I have the leadership, financial skills, dedication, and passion to be an effective board member. And I promise that your concerns will not fall on deaf ears!

On May 18, I urge you to vote YES for me, Roni Jenkins, for the Board of Education. For more information, please visit www.voteronijenkins.com.

Ida McQuair

I received my BBA in Accounting from Hofstra and an MS in Education (Mathematics grades 7-12) from C.W. Post. For 8 years I was an auditor for the accounting firm Deloitte and Touche, interacting with management and auditing the books and records for both the public and private sector.

I have utilized my master’s in mathematics education by doing several leave replacements in this district and at Friend’s Academy. I have been a private Regents and non-Regents math tutor for the past 6 years.

I was elected to the BOE in 2007, subsequently serving as vice president and now as president. My accounting and educational background coupled with my board service have provided me with the tools to promote sound fiscal policy without sacrificing our children’s educational needs.

One of the most important issues this district faces is the amount of state aid from Albany. Previously, this district could count on this money when formulating a budget. The current uncertainty in the amount of state aid makes it very difficult to formulate a budget that does not sacrifice the educational needs of our children.

This and the unique burden placed on the district to refund school tax certioraris must be resolved. We are the only district in the state that is required to budget and refund its own certioraris. In all other districts, the refund to the taxpayer is paid by the county.

Residents are strapped paying for the refunds of this district while also paying for the refunds of other districts through their county taxes. Money allocated in our budget for school tax refunds should be used toward furthering the education of our children. Our district and residents need to lobby the city, county and state to change this inequitable law for the better of residents and students.

Regarding policy, over the past three years I have been involved in many opportunities to create and amend policy concerning employee accountability, student safety and educational issues. All trustees must familiarize themselves with education law in order to create effective policy.

In the budget arena, I used to make a living auditing balance sheets and income statements for multi-billion dollar organizations. I am currently on the audit committee and interact with all of the districts’ accountants. We speak the same language and I actually love this part of my job.

On education, I have worked toward improving the honors program and making it available to more students. There are many other programs that I hope to initiate.

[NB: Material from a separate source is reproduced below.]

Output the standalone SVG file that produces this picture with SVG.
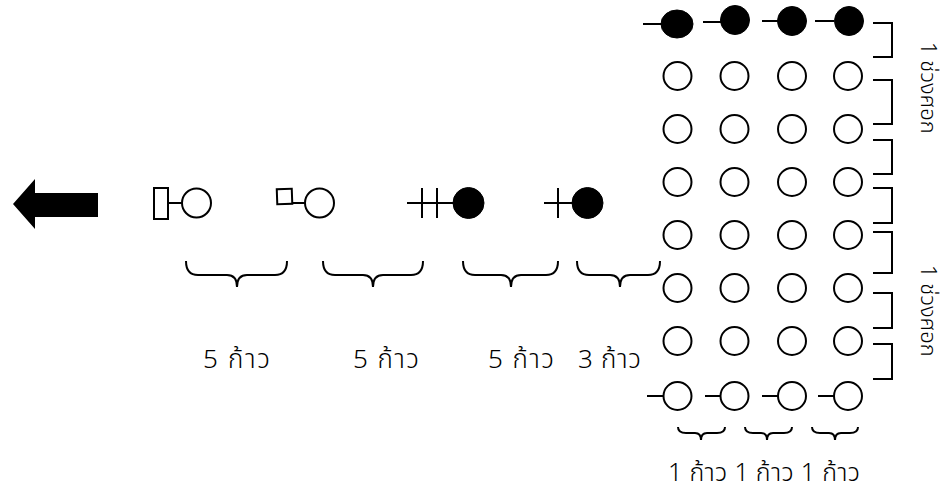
<svg xmlns="http://www.w3.org/2000/svg" width="947" height="494" viewBox="0 0 947 494">
<style>
.s{fill:none;stroke:#000;stroke-width:2}
.o{fill:#fff;stroke:#000;stroke-width:2}
.f{fill:#000;stroke:#000;stroke-width:1}
.t{font-family:"Noto Sans Thai","Noto Sans","DejaVu Sans",sans-serif;font-size:26px;font-weight:300;fill:#000}
.b{font-family:"Noto Sans Thai","Noto Sans","DejaVu Sans",sans-serif;font-size:25px;font-weight:300;fill:#000}
.v{font-family:"Noto Sans Thai","Noto Sans","DejaVu Sans",sans-serif;font-size:22px;font-weight:300;fill:#000}
</style>
<rect width="947" height="494" fill="#fff"/>
<g id="arrow"><polygon points="13,204 35,179 35,193 98,193 98,217 35,217 35,229" fill="#000"/></g>
<g id="p1"><rect x="154" y="188" width="14" height="31" class="o"/><line x1="168" y1="203" x2="182" y2="203" class="s"/><circle cx="196.5" cy="203" r="14.5" class="o"/></g>
<g id="p2"><rect x="277" y="189" width="15" height="15" class="o" transform="rotate(-2 284 196)"/><line x1="292" y1="203" x2="305" y2="203" class="s"/><circle cx="319.5" cy="203" r="14.5" class="o"/></g>
<g id="p3"><line x1="407" y1="203" x2="453" y2="203" class="s"/><line x1="422" y1="188" x2="422" y2="218" class="s"/><line x1="437" y1="188" x2="437" y2="218" class="s"/><circle cx="468.5" cy="203" r="15.5" class="f"/></g>
<g id="p4"><line x1="544" y1="203" x2="573" y2="203" class="s"/><line x1="558" y1="188" x2="558" y2="218" class="s"/><circle cx="587.5" cy="203" r="15.5" class="f"/></g>
<g id="braces">
<path class="s" d="M186,261 Q186,275 198,275 L227,275 Q237,275 237,287 Q237,275 247,275 L275,275 Q287,275 287,261"/>
<path class="s" d="M323,261 Q323,275 335,275 L363,275 Q373,275 373,287 Q373,275 383,275 L411,275 Q423,275 423,261"/>
<path class="s" d="M463,261 Q463,275 475,275 L501,275 Q511,275 511,287 Q511,275 521,275 L546,275 Q558,275 558,261"/>
<path class="s" d="M577,261 Q577,275 589,275 L610,275 Q620,275 620,287 Q620,275 630,275 L648,275 Q660,275 660,261"/>
<path class="s" d="M678,427 Q678,433 686,433 L695,433 Q701,433 701,440 Q701,433 707,433 L717,433 Q725,433 725,427"/>
<path class="s" d="M745,427 Q745,433 753,433 L761,433 Q767,433 767,440 Q767,433 773,433 L784,433 Q792,433 792,427"/>
<path class="s" d="M812,427 Q812,433 820,433 L829,433 Q835,433 835,440 Q835,433 841,433 L850,433 Q858,433 858,427"/>
</g>
<g id="grid">
<line x1="643" y1="24" x2="662" y2="24" class="s"/><ellipse cx="677" cy="24" rx="16" ry="14" class="f"/>
<line x1="703" y1="22" x2="721" y2="22" class="s"/><circle cx="735" cy="20" r="14.5" class="f"/>
<line x1="762" y1="21" x2="778" y2="21" class="s"/><circle cx="792" cy="21" r="14.5" class="f"/>
<line x1="815" y1="21" x2="834" y2="21" class="s"/><circle cx="849" cy="21" r="14.5" class="f"/>
<circle cx="677.5" cy="76" r="14" class="o"/><circle cx="734.5" cy="76" r="14" class="o"/><circle cx="792" cy="76" r="14" class="o"/><circle cx="848" cy="76" r="14" class="o"/>
<circle cx="677.5" cy="129" r="14" class="o"/><circle cx="734.5" cy="129" r="14" class="o"/><circle cx="792" cy="129" r="14" class="o"/><circle cx="848" cy="129" r="14" class="o"/>
<circle cx="677.5" cy="182" r="14" class="o"/><circle cx="734.5" cy="182" r="14" class="o"/><circle cx="792" cy="182" r="14" class="o"/><circle cx="848" cy="182" r="14" class="o"/>
<circle cx="677.5" cy="235" r="14" class="o"/><circle cx="734.5" cy="235" r="14" class="o"/><circle cx="792" cy="235" r="14" class="o"/><circle cx="848" cy="235" r="14" class="o"/>
<circle cx="677.5" cy="288" r="14" class="o"/><circle cx="734.5" cy="288" r="14" class="o"/><circle cx="792" cy="288" r="14" class="o"/><circle cx="848" cy="288" r="14" class="o"/>
<circle cx="677.5" cy="341" r="14" class="o"/><circle cx="734.5" cy="341" r="14" class="o"/><circle cx="792" cy="341" r="14" class="o"/><circle cx="848" cy="341" r="14" class="o"/>
<line x1="647" y1="396" x2="663" y2="396" class="s"/><circle cx="677.5" cy="396" r="14" class="o"/>
<line x1="705" y1="396" x2="720" y2="396" class="s"/><circle cx="734.5" cy="396" r="14" class="o"/>
<line x1="762" y1="396" x2="778" y2="396" class="s"/><circle cx="792" cy="396" r="14" class="o"/>
<line x1="818" y1="396" x2="834" y2="396" class="s"/><circle cx="848" cy="396" r="14" class="o"/>
</g>
<g id="brackets">
<polyline class="s" points="873,23 892,23 892,57 873,57"/>
<polyline class="s" points="873,80 892,80 892,124 873,124"/>
<polyline class="s" points="873,140 892,140 892,174 873,174"/>
<polyline class="s" points="873,188 892,188 892,223 873,223"/>
<polyline class="s" points="873,232 892,232 892,273 873,273"/>
<polyline class="s" points="873,293 892,293 892,328 873,328"/>
<polyline class="s" points="873,344 892,344 892,379 873,379"/>
</g>
<g id="labels">
<text class="t" x="203" y="368" textLength="67" lengthAdjust="spacing">5 ก้าว</text>
<text class="t" x="353" y="368" textLength="66" lengthAdjust="spacing">5 ก้าว</text>
<text class="t" x="488" y="368" textLength="66" lengthAdjust="spacing">5 ก้าว</text>
<text class="t" x="578" y="368" textLength="63" lengthAdjust="spacing">3 ก้าว</text>
<text class="b" x="668" y="481" textLength="192" lengthAdjust="spacing">1 ก้าว 1 ก้าว 1 ก้าว</text>
<text class="v" transform="translate(921,42) rotate(90)">1 ช่วงศอก</text>
<text class="v" transform="translate(921,265) rotate(90)">1 ช่วงศอก</text>
</g>
</svg>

The quality of education the district provides is very good but there is always room for improvement. Administrators and teachers have done an excellent job of implementing Readers and Writers workshop in the elementary schools. The improvements in ELA and Math exams prove it. However, there is more to improve, like overall performance on AP exams and the SATs, and sports programs in conjunction with academic programs that result in more college scholarships.

I am a positive person, seeking the good even in the most upsetting situations. If more of us did that we would see a better public perception of our schools. No district is perfect. We could spend all the money in the world to promote ourselves, but we need the community on board, being the leaders in spreading the good word. We really have a great deal of good news to spread and be proud about.